There’s no grass here, and little you’d call soil, just drought-dusted rock and sand and clay and limestone. Aside from the elevated alpine island of the Chisos Mountains in Big Bend National Park, and a few willows and cottonwoods clinging to the banks of the Rio Grande, there are no trees, just prickly pear, ocotillo, lecheguilla, agave, creosote bushes, cholla cactus, century plants, and mesquite (which is technically a tree, but not much of one, though it’s handy if you’ve got a cord chopped by the time the bitter desert winter blows in). Shades of brown, not green, are the dominant colors; even the Rio Grande often runs a muddy shade more akin to cream-heavy coffee than riverfresh green or blue. As for local fauna, the best summation of native living things comes from longtime locals: “If it doesn’t sting, stick, bite, or break your heart, it just doesn’t live out here.”
And this country, like all kinds of country, has ties to a music that raises the specter of its landscape. Given this landscape is within the porous borders of Texas, it’s no surprise that the musicians who best personify its character consider the boundaries of country music to be as porous as those of the state itself. Head up the road to Lajitas, wade ankle-deep across the river, and see if you don’t know whereof Jimmie Dale Gilmore speaks on Braver Newer World when he sings about finding himself over the line. Go a little further back with Gilmore, to Spinning Around the Sun, and check out those sleeve photos of him walking barefoot into the mouth of Santa Elena Canyon, thousands of feet of water-carved stone looming identical on either side — one Mexico, the other Texas, the river trickling by underfoot, unaware.

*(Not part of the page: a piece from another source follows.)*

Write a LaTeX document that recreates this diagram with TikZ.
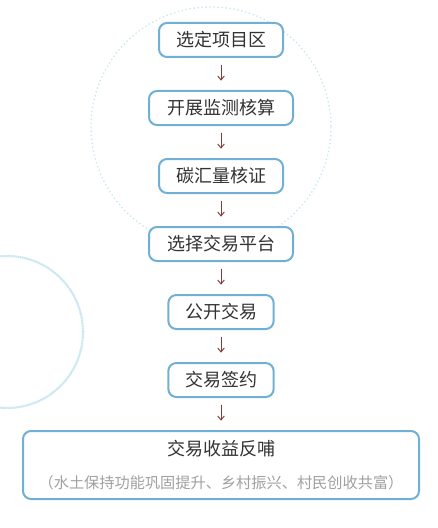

Gilmore, to my mind, is the defining country music presence of this borderland, but he’s not the only one. Joe Ely has a metaphorical home here with his Spanish-ish balladeering. Jerry Jeff Walker even named his best album Viva Terlingua! And Butch Hancock — songwriter extraordinaire, peripatetic photographer, and designer of the world’s only known (if uncompleted) adobe airplane — has recently moved into a little house near the old ghost town.
Hancock performed at Terlingua’s Starlight Theater a few weeks back, standing in the corner with the tiny P.A., just him and a guitar, strumming free for the locals who come here because this, and only this, is where the drinks are, and for the tourists who show up to take a guided raft-float through one of the Rio Grande’s incomparable canyons. The porch-talk has it that Hancock has come here to work on a book in the peace and quiet of this particular country.
But Hancock is an anomaly in our midst. If you want to see a touring band, you’ve got to go to town, which means Alpine (pop. 5,637), home to a tiny beer-and-bands dive called Railroad Blues. Since that’s 160 miles round-trip, most of our music is locally generated. And if much of it isn’t what you’d habitually call country music, it’s deeply rooted in its place. The girl behind the keyboards is a teacher at the local one-size-fits-all school that opened just last year. The guy strangling the Telecaster is the local hermit, and my nearest neighbor. The drummer plays in every band in town (so to speak). The mariachis from across the border sit in during the second set, and the vocals are as likely to carry a Mexican trill as any down-home twang.
It’s the kind of border-straddling country music that Gilmore, Ely, Hancock et al., not to mention the locals, appreciate and embrace. Maybe it’s no coincidence that the two concepts, the musical and the geographic, share a word. Maybe country music, most broadly defined, is music that springs from a country landscape, music with a regional base and a regional basis. Maybe country music, to the extent that it’s distinct from other categories, is music that’s planted, and grows, in a particular patch of earth.